The Northwestern Kellogg Video Essay

So–I just completed my Kellogg video essay (like, two minutes ago). I can’t believe what an opposite experience it was from Yale’s.

Unlike Yale’s questions, Kellogg gives you three “chances” to put your best foot forward. Also unlike Yale’s questions, you can review your performance afterward and actually view the video you made. And lastly, from what I could tell, Kellogg’s questions are actually personal, get-to-know-you-type questions that *truly* do not have wrong answers; not job interview-y questions.

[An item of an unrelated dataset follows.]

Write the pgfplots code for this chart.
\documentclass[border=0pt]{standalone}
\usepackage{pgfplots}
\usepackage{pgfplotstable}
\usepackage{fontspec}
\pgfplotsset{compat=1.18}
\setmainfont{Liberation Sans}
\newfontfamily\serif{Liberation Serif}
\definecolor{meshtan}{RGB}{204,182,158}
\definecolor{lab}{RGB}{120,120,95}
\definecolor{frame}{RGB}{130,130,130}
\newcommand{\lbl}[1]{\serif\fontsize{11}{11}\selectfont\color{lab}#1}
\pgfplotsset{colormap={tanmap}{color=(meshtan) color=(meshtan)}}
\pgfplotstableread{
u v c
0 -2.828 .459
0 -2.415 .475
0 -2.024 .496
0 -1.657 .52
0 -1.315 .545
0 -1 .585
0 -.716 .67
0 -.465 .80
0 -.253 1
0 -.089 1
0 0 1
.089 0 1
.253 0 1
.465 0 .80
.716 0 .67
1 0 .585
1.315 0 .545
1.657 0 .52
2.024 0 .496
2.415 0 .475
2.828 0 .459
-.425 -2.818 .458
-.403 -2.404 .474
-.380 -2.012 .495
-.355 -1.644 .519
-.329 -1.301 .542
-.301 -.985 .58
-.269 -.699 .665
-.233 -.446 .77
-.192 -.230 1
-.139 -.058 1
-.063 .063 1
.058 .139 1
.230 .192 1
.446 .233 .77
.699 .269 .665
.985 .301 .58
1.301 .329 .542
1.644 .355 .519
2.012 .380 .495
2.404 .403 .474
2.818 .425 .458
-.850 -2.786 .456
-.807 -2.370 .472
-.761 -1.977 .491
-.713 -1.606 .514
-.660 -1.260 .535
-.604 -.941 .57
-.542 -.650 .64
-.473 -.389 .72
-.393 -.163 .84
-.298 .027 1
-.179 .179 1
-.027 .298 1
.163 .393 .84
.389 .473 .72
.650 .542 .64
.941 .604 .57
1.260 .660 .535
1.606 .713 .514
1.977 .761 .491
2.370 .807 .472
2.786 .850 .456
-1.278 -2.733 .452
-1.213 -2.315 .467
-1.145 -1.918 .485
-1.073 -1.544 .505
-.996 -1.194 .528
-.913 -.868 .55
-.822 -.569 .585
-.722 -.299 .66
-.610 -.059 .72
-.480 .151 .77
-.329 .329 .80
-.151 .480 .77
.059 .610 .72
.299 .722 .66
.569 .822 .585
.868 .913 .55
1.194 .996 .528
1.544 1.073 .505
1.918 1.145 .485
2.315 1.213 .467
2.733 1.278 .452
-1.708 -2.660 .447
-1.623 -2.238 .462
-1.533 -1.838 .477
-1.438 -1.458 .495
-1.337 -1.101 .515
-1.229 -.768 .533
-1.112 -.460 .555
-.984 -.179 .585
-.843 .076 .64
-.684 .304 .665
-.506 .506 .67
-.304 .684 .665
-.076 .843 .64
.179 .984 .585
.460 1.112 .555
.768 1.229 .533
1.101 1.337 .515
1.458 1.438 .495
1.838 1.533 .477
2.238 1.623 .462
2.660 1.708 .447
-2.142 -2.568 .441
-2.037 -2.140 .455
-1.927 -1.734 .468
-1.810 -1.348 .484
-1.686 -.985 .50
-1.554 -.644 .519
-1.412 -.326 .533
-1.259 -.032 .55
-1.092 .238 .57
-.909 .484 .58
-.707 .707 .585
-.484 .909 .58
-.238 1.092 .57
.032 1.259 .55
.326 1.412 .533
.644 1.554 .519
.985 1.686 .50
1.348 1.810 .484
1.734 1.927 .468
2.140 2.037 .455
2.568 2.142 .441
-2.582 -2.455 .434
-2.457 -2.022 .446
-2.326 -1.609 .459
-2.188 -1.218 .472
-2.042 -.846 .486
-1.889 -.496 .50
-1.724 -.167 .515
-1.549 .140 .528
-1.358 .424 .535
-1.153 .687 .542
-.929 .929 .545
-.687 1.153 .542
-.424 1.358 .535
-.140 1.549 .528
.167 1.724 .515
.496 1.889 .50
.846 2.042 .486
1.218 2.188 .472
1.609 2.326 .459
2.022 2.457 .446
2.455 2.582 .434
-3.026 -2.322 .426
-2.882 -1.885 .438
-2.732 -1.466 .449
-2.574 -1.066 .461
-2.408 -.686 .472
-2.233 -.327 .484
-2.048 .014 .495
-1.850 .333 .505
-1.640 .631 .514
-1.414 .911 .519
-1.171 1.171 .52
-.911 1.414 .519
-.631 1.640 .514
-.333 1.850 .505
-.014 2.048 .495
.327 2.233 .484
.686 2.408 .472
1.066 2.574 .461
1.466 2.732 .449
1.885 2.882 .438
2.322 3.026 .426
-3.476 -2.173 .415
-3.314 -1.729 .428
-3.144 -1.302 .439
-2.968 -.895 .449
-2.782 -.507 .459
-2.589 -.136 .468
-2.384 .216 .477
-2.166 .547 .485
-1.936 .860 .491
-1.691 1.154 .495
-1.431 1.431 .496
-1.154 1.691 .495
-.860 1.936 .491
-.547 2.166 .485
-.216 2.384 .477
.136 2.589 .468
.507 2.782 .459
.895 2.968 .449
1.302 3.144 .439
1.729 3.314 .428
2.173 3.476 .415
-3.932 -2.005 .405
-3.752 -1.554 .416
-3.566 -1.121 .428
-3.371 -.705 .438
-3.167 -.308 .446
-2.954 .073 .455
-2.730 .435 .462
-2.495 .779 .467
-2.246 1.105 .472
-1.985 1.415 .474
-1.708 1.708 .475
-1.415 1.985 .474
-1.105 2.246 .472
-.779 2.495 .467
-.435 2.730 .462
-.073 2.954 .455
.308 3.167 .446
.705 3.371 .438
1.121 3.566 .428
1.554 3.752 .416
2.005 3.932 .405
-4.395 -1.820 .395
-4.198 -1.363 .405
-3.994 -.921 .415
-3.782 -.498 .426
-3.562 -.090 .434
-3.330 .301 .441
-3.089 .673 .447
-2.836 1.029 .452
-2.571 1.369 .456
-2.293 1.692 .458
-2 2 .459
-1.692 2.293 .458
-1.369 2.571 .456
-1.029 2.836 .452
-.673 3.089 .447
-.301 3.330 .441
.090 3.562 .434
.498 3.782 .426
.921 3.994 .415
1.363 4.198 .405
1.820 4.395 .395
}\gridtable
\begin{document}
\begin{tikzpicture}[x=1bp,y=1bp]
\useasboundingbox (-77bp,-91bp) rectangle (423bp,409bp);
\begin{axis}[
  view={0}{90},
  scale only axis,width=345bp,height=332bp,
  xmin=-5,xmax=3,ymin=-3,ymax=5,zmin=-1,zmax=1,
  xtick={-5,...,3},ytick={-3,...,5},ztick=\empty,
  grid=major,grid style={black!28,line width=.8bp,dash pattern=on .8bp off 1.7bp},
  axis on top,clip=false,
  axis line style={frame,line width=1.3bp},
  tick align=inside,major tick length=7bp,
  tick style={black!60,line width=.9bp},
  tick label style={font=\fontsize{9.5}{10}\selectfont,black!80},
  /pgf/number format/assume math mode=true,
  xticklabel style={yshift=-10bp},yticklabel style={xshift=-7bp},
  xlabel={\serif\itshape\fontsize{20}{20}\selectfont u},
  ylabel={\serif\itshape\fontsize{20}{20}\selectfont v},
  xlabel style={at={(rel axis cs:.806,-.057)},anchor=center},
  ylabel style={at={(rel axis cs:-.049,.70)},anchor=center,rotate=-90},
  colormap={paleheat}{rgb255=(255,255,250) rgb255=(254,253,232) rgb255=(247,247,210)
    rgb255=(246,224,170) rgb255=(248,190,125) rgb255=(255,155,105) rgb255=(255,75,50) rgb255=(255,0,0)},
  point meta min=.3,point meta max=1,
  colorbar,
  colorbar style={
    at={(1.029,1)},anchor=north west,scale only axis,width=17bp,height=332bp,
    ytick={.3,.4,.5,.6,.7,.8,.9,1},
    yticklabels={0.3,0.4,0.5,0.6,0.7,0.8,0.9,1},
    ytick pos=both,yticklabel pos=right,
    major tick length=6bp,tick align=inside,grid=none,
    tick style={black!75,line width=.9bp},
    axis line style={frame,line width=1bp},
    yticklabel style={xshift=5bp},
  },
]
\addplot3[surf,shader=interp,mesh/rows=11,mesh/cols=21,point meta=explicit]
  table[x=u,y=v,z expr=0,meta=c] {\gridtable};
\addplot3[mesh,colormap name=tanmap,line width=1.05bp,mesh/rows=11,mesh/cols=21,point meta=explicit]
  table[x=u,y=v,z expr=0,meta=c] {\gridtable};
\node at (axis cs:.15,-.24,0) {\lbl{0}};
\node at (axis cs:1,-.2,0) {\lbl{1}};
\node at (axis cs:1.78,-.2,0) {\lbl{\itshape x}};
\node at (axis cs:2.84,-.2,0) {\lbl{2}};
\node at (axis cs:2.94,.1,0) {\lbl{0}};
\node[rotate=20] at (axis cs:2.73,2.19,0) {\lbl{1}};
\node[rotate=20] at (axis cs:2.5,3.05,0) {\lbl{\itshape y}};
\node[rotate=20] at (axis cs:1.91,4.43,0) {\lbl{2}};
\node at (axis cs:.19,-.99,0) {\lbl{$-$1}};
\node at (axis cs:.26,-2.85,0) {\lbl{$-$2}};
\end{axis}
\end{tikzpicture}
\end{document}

All these characteristics were to my advantage and made the entire process much better, and I think I ended up doing a pretty good job. Here’s a rundown of the experience:

1) First, you test your camera/mic/technical stuff. No one sees your test clips, and no questions are asked. You just say “blah blah blah!” to the camera for 10 seconds. Then the video automatically uploads and processes (this can take some time), and you can immediately view it afterward. The video quality was shockingly low (there was some pixelation); it also uses what looks like it uses the old-school 4:3 ratio. I probably could have spent less time trying to gussy myself up because the video is tiny, and you really can’t see much detail. I also once again had flash issues on Chrome, so I used Safari instead.

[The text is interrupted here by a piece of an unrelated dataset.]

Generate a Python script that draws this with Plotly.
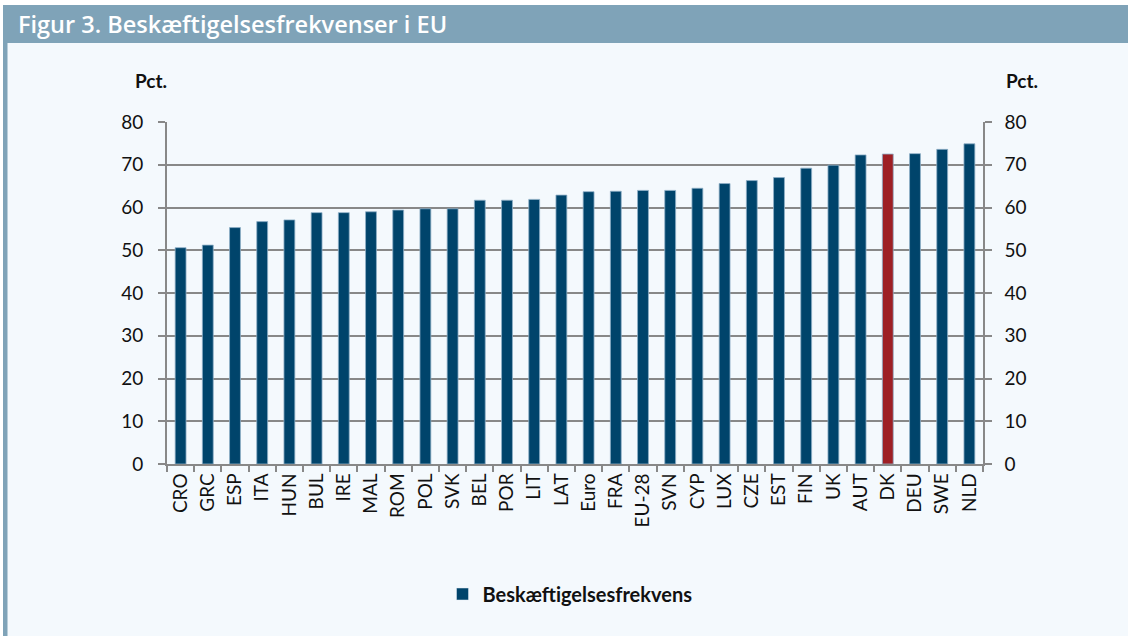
import plotly.graph_objects as go

countries = ["CRO", "GRC", "ESP", "ITA", "HUN", "BUL", "IRE", "MAL", "ROM", "POL",
             "SVK", "BEL", "POR", "LIT", "LAT", "Euro", "FRA", "EU-28", "SVN", "CYP",
             "LUX", "CZE", "EST", "FIN", "UK", "AUT", "DK", "DEU", "SWE", "NLD"]
values = [50.6, 51.2, 55.3, 56.7, 57.1, 58.8, 58.8, 59.0, 59.4, 59.7,
          59.7, 61.7, 61.7, 61.9, 62.9, 63.7, 63.8, 64.0, 64.0, 64.5,
          65.6, 66.3, 67.0, 69.2, 69.9, 72.3, 72.5, 72.6, 73.6, 74.9]
y_ticks = [0, 10, 20, 30, 40, 50, 60, 70, 80]
series_name = "Beskæftigelsesfrekvens"
title_text = "Figur 3. Beskæftigelsesfrekvenser i EU"
unit_label = "Pct."

BLUE = "#00446B"
RED = "#9E1F24"
GRAY = "#888888"
BG = "#F4F9FD"
BAR_TITLE = "#7FA3B8"
FONT = "Lato"

colors = [RED if c == "DK" else BLUE for c in countries]

W, H = 1128, 636
L, R, T, B = 167, 983, 122, 464  # plot area pixels


def px(x):
    return (x - L) / (R - L)


def py(y):
    return (B - y) / (B - T)


fig = go.Figure()
fig.add_trace(go.Bar(
    x=countries, y=values, name=series_name,
    marker=dict(color=colors, line=dict(color="#8FB0C8", width=0.8)),
    showlegend=False,
))
# legend proxy
fig.add_trace(go.Bar(
    x=[None], y=[None], name=series_name,
    marker=dict(color=BLUE), showlegend=True,
))
# right axis carrier
fig.add_trace(go.Scatter(
    x=countries, y=values, yaxis="y2", mode="none",
    showlegend=False, hoverinfo="skip",
))

axis_common = dict(
    range=[0, 80], tickvals=y_ticks, showgrid=True, gridcolor=GRAY, gridwidth=1.6,
    showline=True, linecolor=GRAY, linewidth=1.6, ticks="outside", ticklen=7,
    tickcolor=GRAY, tickwidth=1.6, zeroline=False,
    tickfont=dict(family=FONT, size=19, color="#111111"), fixedrange=True,
)

fig.update_layout(
    width=W, height=H,
    margin=dict(l=L, r=W - R, t=T, b=H - B),
    paper_bgcolor=BG, plot_bgcolor=BG,
    barmode="overlay", bargap=0.6,
    xaxis=dict(
        tickangle=-90, ticks="outside", tickson="boundaries", ticklen=6,
        tickcolor=GRAY, tickwidth=1.6, showline=True, linecolor=GRAY, linewidth=1.6,
        tickfont=dict(family=FONT, size=19, color="#111111"),
        showgrid=False, range=[-0.5, len(countries) - 0.5], fixedrange=True,
    ),
    yaxis=dict(**axis_common, ticklabelstandoff=11),
    yaxis2=dict(**axis_common, overlaying="y", side="right", ticklabelstandoff=9),
    legend=dict(
        orientation="h", x=px(570), xanchor="center", y=py(594), yanchor="middle",
        font=dict(family=FONT, size=20, color="#111111", weight="bold"),
        bgcolor="rgba(0,0,0,0)",
    ),
    shapes=[
        dict(type="rect", xref="paper", yref="paper", x0=px(-5), x1=px(W + 5),
             y0=py(5), y1=py(-5), fillcolor="white", line_width=0, layer="below"),
        dict(type="rect", xref="paper", yref="paper", x0=px(3), x1=px(W + 5),
             y0=py(43), y1=py(5), fillcolor=BAR_TITLE, line_width=0, layer="below"),
        dict(type="rect", xref="paper", yref="paper", x0=px(-5), x1=px(3),
             y0=py(H + 5), y1=py(5), fillcolor="white", line_width=0, layer="below"),
        dict(type="rect", xref="paper", yref="paper", x0=px(3), x1=px(7.5),
             y0=py(H + 5), y1=py(43), fillcolor=BAR_TITLE, line_width=0, layer="below"),
    ],
    annotations=[
        dict(text=title_text, xref="paper", yref="paper", x=px(16), y=py(24),
             xanchor="left", yanchor="middle", showarrow=False,
             font=dict(family="Open Sans", size=23.5, color="white", weight=600)),
        dict(text="<b>" + unit_label + "</b>", xref="paper", yref="paper", x=px(169), y=py(80),
             xanchor="right", yanchor="middle", showarrow=False,
             font=dict(family=FONT, size=19, color="#111111")),
        dict(text="<b>" + unit_label + "</b>", xref="paper", yref="paper", x=px(1004), y=py(80),
             xanchor="left", yanchor="middle", showarrow=False,
             font=dict(family=FONT, size=19, color="#111111")),
    ],
)

fig.write_html("out.html", config={"displayModeBar": False},
               post_script="document.body.style.margin='0';")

2) Once your testing is done, you receive a prompt that says “Are you sure you’re ready to do the real thing?” You hit the button that says “Yes, I’m Ready to Submit Myself to Kellogg’s Judgement” button (ok, it doesn’t really say that), then an audio clip plays of someone asking your first question. The audio has the regular play/pause buttons, so you can repeat it if you’d like, but the question is also written on the screen for reference. 90 seconds start ticking down for you to think about and formulate your answer.

From what I could find online, these are real questions that people have received in the past for Kellogg’s video questions:

  • “What is one thing you’ve always wanted to try?” (this one ended up being the first and only question I got)
  • “What is one piece of technology you can’t live without?” (If I had gotten this one, I would have said RSS. I can’t live without my feeds.)
  • “What is the most interesting course you took in university?”
  • “If you could meet anyone (living or dead), who would it be and why?”
  • “What is your most treasured possession and why?”
  • “If you could teach a class on any subject, what would it be and why?”
  • “What is one interesting thing about you that you would want you future Kellogg classmates to know about you?”

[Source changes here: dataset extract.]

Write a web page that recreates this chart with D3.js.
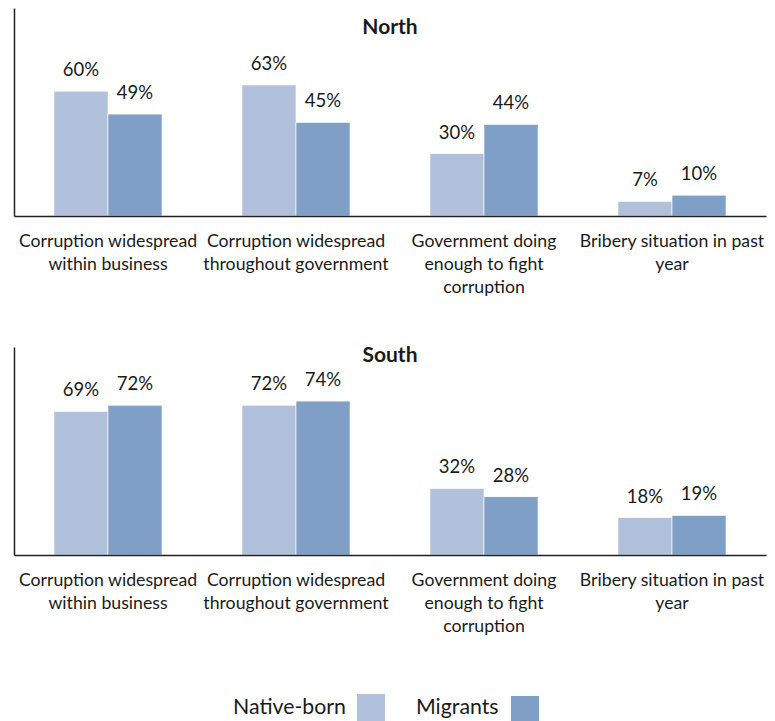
<!DOCTYPE html>
<html>
<head>
<meta charset="utf-8">
<script src="https://cdn.jsdelivr.net/npm/d3@7"></script>
<style>
  html, body { margin: 0; padding: 0; background: #fff; }
  svg { display: block; }
  text { font-family: Lato, "Liberation Sans", Arial, sans-serif; fill: #1a1a1a; }
</style>
</head>
<body>
<svg id="chart" width="775" height="721"></svg>
<script>
const categories = [
  "Corruption widespread within business",
  "Corruption widespread throughout government",
  "Government doing enough to fight corruption",
  "Bribery situation in past year"
];
const categoryLines = [
  ["Corruption widespread", "within business"],
  ["Corruption widespread", "throughout government"],
  ["Government doing", "enough to fight", "corruption"],
  ["Bribery situation in past", "year"]
];
const series = ["Native-born", "Migrants"];
const colors = ["#B1C1DC", "#7F9FC7"];
const panels = ["North", "South"];
const northNative = [60, 63, 30, 7];
const northMigrants = [49, 45, 44, 10];
const southNative = [69, 72, 32, 18];
const southMigrants = [72, 74, 28, 19];
const panelValues = [[northNative, northMigrants], [southNative, southMigrants]];

const svg = d3.select("#chart");
const left = 14, right = 766;
const layouts = [
  { top: 8, bottom: 216, titleY: 34 },
  { top: 347, bottom: 555, titleY: 362 }
];

const x0 = d3.scaleBand().domain(categories).range([left, right]).padding(0);
const x1 = d3.scaleBand().domain(series).range([0, x0.bandwidth()]).paddingInner(0).paddingOuter(0.74);

panels.forEach((name, pi) => {
  const L = layouts[pi];
  const y = d3.scaleLinear().domain([0, 100]).range([L.bottom, L.top]);
  const g = svg.append("g");

  // bars
  series.forEach((s, si) => {
    const vals = panelValues[pi][si];
    g.selectAll(null).data(categories).enter().append("rect")
      .attr("x", c => x0(c) + x1(s))
      .attr("y", (c, i) => y(vals[i]))
      .attr("width", x1.bandwidth())
      .attr("height", (c, i) => y(0) - y(vals[i]))
      .attr("fill", colors[si])
      .attr("stroke", "#ffffff")
      .attr("stroke-width", 0.6);
    g.selectAll(null).data(categories).enter().append("text")
      .attr("x", c => x0(c) + x1(s) + x1.bandwidth() / 2)
      .attr("y", (c, i) => y(vals[i]) - 15)
      .attr("text-anchor", "middle")
      .style("font-size", "18.5px")
      .text((c, i) => vals[i] + "%");
  });

  // axes lines
  const xAxis = d3.axisBottom(x0).tickSize(0).tickFormat("");
  const ax = g.append("g").attr("transform", `translate(0,${L.bottom})`).call(xAxis);
  ax.select(".domain").attr("stroke", "#222").attr("stroke-width", 1.5);
  const yAxis = d3.axisLeft(y).tickSize(0).tickValues([]);
  const ay = g.append("g").attr("transform", `translate(${left},0)`).call(yAxis);
  ay.select(".domain").attr("stroke", "#222").attr("stroke-width", 1.5);

  // category labels
  categories.forEach((c, ci) => {
    const t = g.append("text")
      .attr("x", x0(c) + x0.bandwidth() / 2)
      .attr("y", L.bottom + 31)
      .attr("text-anchor", "middle")
      .style("font-size", "17.7px");
    categoryLines[ci].forEach((line, li) => {
      t.append("tspan").attr("x", x0(c) + x0.bandwidth() / 2)
        .attr("dy", li === 0 ? 0 : 23).text(line);
    });
  });

  // title
  g.append("text")
    .attr("x", (left + right) / 2)
    .attr("y", L.titleY)
    .attr("text-anchor", "middle")
    .style("font-size", "21px")
    .style("font-weight", "bold")
    .text(name);
});

// legend
const legendItems = [
  { textX: 233, boxX: 357, boxY: 694 },
  { textX: 416, boxX: 511, boxY: 696 }
];
series.forEach((s, si) => {
  const it = legendItems[si];
  svg.append("text").attr("x", it.textX).attr("y", 714)
    .style("font-size", "21.3px").text(s);
  svg.append("rect").attr("x", it.boxX).attr("y", it.boxY)
    .attr("width", 28).attr("height", 28).attr("fill", colors[si]);
});
</script>
</body>
</html>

I practiced on my own timing myself with Apple’s photo booth function for all of the questions above, and also practiced with some others that I thought were similar.

THE QUESTIONS BELOW ARE NOT REAL KELLOGG QUESTIONS (from what I know, at least. I mean, who knows, they could be!). I just used them for additional practice:

-What is your most cherished memory?

-What is your most favorite place?

-What is your favorite book?

-What person has most influenced you?

3) After the 90 seconds of prep time, recording automatically begins. You get 90 seconds to record your answer, and you have the ability to manually stop the recording  if you finish early. I ended up stopping the recording about 10 seconds short of the full 90.

4) The video automatically uploads and processes. This took a surprisingly long time for me…it looked like it was struggling.

5) The video appears on the screen, and you can view the recording. Some text also appears that says:

You have 2 recording attempt(s) remaining. If absolutely necessary, you may start over. On your reattempt, you will be presented with a random new question.

So I started watching my recording and was actually really happy with how it was looking. Then about a minute in, the screen froze. The audio continued on fine, but for several seconds the screen just stuck. I was on the verge of having a heart attack. Then, the video unfroze for the remainder of the recording.

I had a tough decision to make. Since the audio was fine, my complete answer was accessible. But I was missing 10 seconds of my face talking. And I had no clue what caused the hiccup. I blame their processing software–it seemed like it was having trouble when the video was uploading, and there was no clue that anything was awry during the recording itself. My internet connection is solid, and all was well with my computer. If I took a second question, I wouldn’t even be able to do anything to try to prevent that error from happening again, so it seemed very likely that it *would* happen again. I would also be taking a huge risk of throwing away a good performance for an unknown one with a completely new question. I decided it wasn’t worth the gamble. I’m sticking with my video, even though 10 seconds of it consist of my face stuck in the middle of forming an “ah” sound with my mouth.

I’m planning on submitting both my Berkeley and Northwestern applications this weekend; then I’ll have UCLA due the week after. Then I’ll be done with all my round 1 apps! I can’t wait.